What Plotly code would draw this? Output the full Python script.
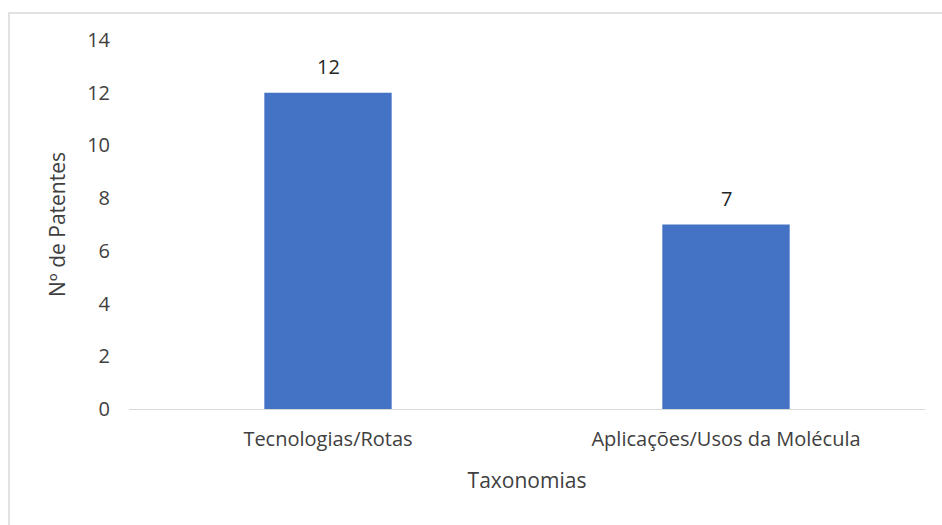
import plotly.graph_objects as go

# Patent counts by taxonomy group
categorias = ["Tecnologias/Rotas", "Aplicações/Usos da Molécula"]
patentes = [12, 7]
y_ticks = [0, 2, 4, 6, 8, 10, 12, 14]

FONT = "Open Sans"
TEXT = "#404040"
BAR = "#4472C4"
FRAME = "#D9D9D9"
SIZE = 21

fig = go.Figure(
    go.Bar(
        x=categorias,
        y=patentes,
        marker=dict(color=BAR, line=dict(width=0)),
        hoverinfo="x+y",
    )
)

# value labels placed just above each bar
for cat, val in zip(categorias, patentes):
    fig.add_annotation(
        x=cat, y=val, text=str(val), showarrow=False,
        yanchor="bottom", yshift=11,
        font=dict(family=FONT, size=SIZE - 1, color="#262626"),
    )

fig.update_layout(
    width=942,
    height=525,
    margin=dict(l=129, r=17, t=40, b=116),
    paper_bgcolor="white",
    plot_bgcolor="white",
    bargap=0.68,
    showlegend=False,
    font=dict(family=FONT, size=SIZE, color=TEXT),
    xaxis=dict(
        showline=True,
        linecolor=FRAME,
        linewidth=1,
        showgrid=False,
        ticks="",
        ticklabelstandoff=12,
        tickfont=dict(family=FONT, size=SIZE - 1, color=TEXT),
        title=dict(text="Taxonomias", standoff=22,
                   font=dict(family=FONT, size=SIZE, color=TEXT)),
    ),
    yaxis=dict(
        range=[0, 14],
        tickvals=y_ticks,
        showline=False,
        showgrid=False,
        zeroline=False,
        ticks="",
        ticklabelstandoff=18,
        tickfont=dict(family=FONT, size=SIZE - 1, color=TEXT),
        title=dict(text="Nº de Patentes", standoff=15,
                   font=dict(family=FONT, size=SIZE, color=TEXT)),
    ),
    shapes=[
        # chart frame
        dict(type="rect", xref="paper", yref="paper",
             x0=-0.1508, x1=1.2, y0=-0.6, y1=1.0732,
             line=dict(color=FRAME, width=1.5), fillcolor="rgba(0,0,0,0)",
             layer="below"),
    ],
)

fig.write_html("out.html")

##############################

Leave the pictures out and output the rest of the listing exactly.

What Plotly code would draw this? Output the full Python script.
import plotly.graph_objects as go

# Patent counts by taxonomy group
categorias = ["Tecnologias/Rotas", "Aplicações/Usos da Molécula"]
patentes = [12, 7]
y_ticks = [0, 2, 4, 6, 8, 10, 12, 14]

FONT = "Open Sans"
TEXT = "#404040"
BAR = "#4472C4"
FRAME = "#D9D9D9"
SIZE = 21

fig = go.Figure(
    go.Bar(
        x=categorias,
        y=patentes,
        marker=dict(color=BAR, line=dict(width=0)),
        hoverinfo="x+y",
    )
)

# value labels placed just above each bar
for cat, val in zip(categorias, patentes):
    fig.add_annotation(
        x=cat, y=val, text=str(val), showarrow=False,
        yanchor="bottom", yshift=11,
        font=dict(family=FONT, size=SIZE - 1, color="#262626"),
    )

fig.update_layout(
    width=942,
    height=525,
    margin=dict(l=129, r=17, t=40, b=116),
    paper_bgcolor="white",
    plot_bgcolor="white",
    bargap=0.68,
    showlegend=False,
    font=dict(family=FONT, size=SIZE, color=TEXT),
    xaxis=dict(
        showline=True,
        linecolor=FRAME,
        linewidth=1,
        showgrid=False,
        ticks="",
        ticklabelstandoff=12,
        tickfont=dict(family=FONT, size=SIZE - 1, color=TEXT),
        title=dict(text="Taxonomias", standoff=22,
                   font=dict(family=FONT, size=SIZE, color=TEXT)),
    ),
    yaxis=dict(
        range=[0, 14],
        tickvals=y_ticks,
        showline=False,
        showgrid=False,
        zeroline=False,
        ticks="",
        ticklabelstandoff=18,
        tickfont=dict(family=FONT, size=SIZE - 1, color=TEXT),
        title=dict(text="Nº de Patentes", standoff=15,
                   font=dict(family=FONT, size=SIZE, color=TEXT)),
    ),
    shapes=[
        # chart frame
        dict(type="rect", xref="paper", yref="paper",
             x0=-0.1508, x1=1.2, y0=-0.6, y1=1.0732,
             line=dict(color=FRAME, width=1.5), fillcolor="rgba(0,0,0,0)",
             layer="below"),
    ],
)

fig.write_html("out.html")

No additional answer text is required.